§ PROBLEM DETAILS: Gather all lines containing the string "this" and copy them out.

§ EXERCISE MATERIAL:

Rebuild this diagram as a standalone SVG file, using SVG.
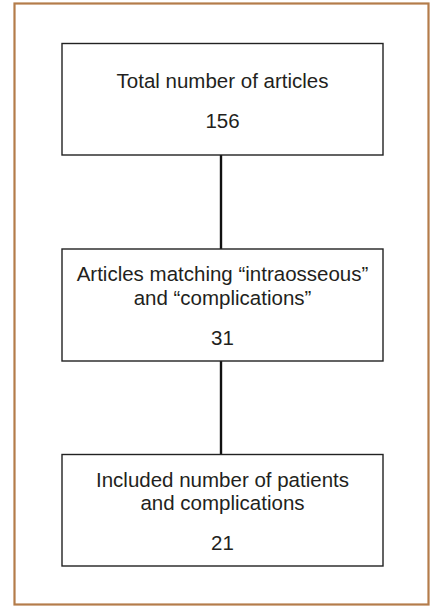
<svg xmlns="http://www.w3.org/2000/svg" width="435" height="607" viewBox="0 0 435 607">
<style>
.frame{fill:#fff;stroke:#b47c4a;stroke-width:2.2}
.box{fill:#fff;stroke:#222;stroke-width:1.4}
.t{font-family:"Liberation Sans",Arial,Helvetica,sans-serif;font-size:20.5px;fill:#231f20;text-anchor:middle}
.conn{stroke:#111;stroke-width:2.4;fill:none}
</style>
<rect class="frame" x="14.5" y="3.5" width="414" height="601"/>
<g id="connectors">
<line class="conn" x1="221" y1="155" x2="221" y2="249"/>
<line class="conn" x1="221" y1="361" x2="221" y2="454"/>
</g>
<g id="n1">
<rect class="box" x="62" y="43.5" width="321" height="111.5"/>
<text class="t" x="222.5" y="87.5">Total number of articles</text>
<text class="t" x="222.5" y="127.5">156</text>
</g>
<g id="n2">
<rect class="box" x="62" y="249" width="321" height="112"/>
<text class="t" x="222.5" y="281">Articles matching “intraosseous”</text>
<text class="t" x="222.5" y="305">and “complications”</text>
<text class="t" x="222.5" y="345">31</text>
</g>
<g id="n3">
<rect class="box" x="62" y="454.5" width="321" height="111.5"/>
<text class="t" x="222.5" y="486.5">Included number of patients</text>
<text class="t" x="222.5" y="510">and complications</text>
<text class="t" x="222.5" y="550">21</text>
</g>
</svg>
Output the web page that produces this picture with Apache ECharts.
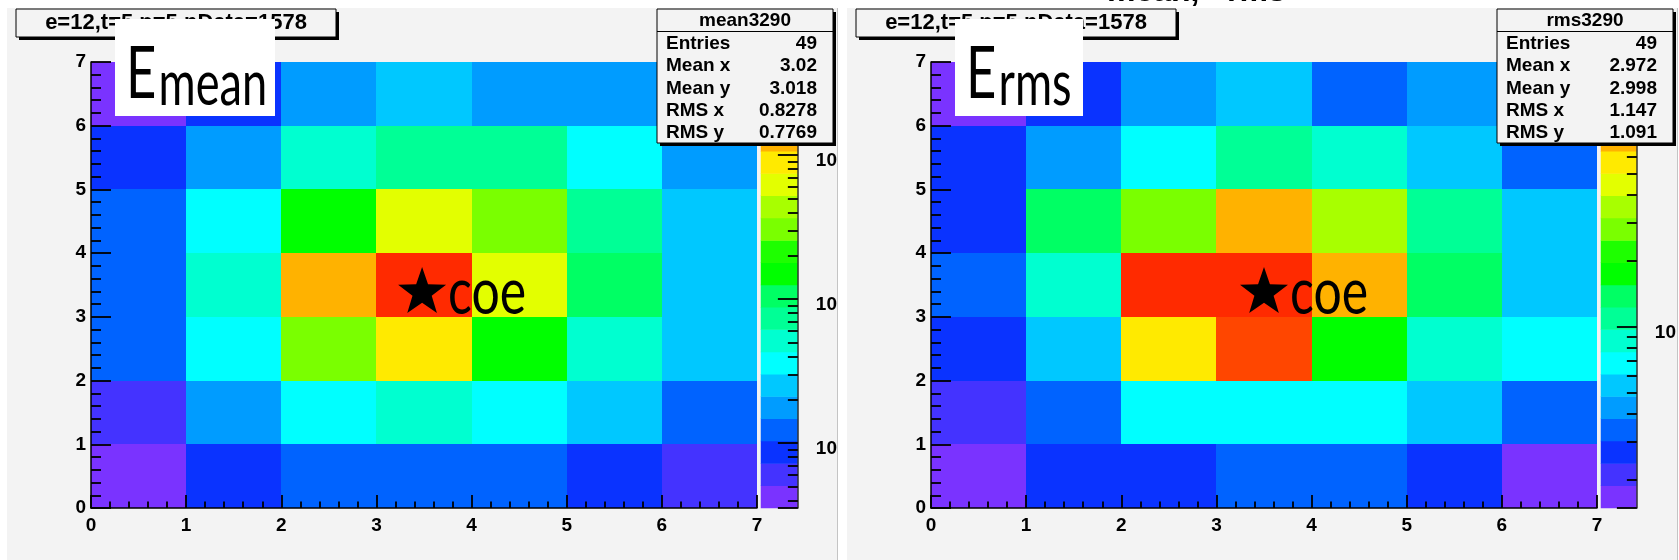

§ ANSWER FOR THE TASK:
Rebuild this diagram as a standalone SVG file, using SVG.
Output the web page that produces this picture with Apache ECharts.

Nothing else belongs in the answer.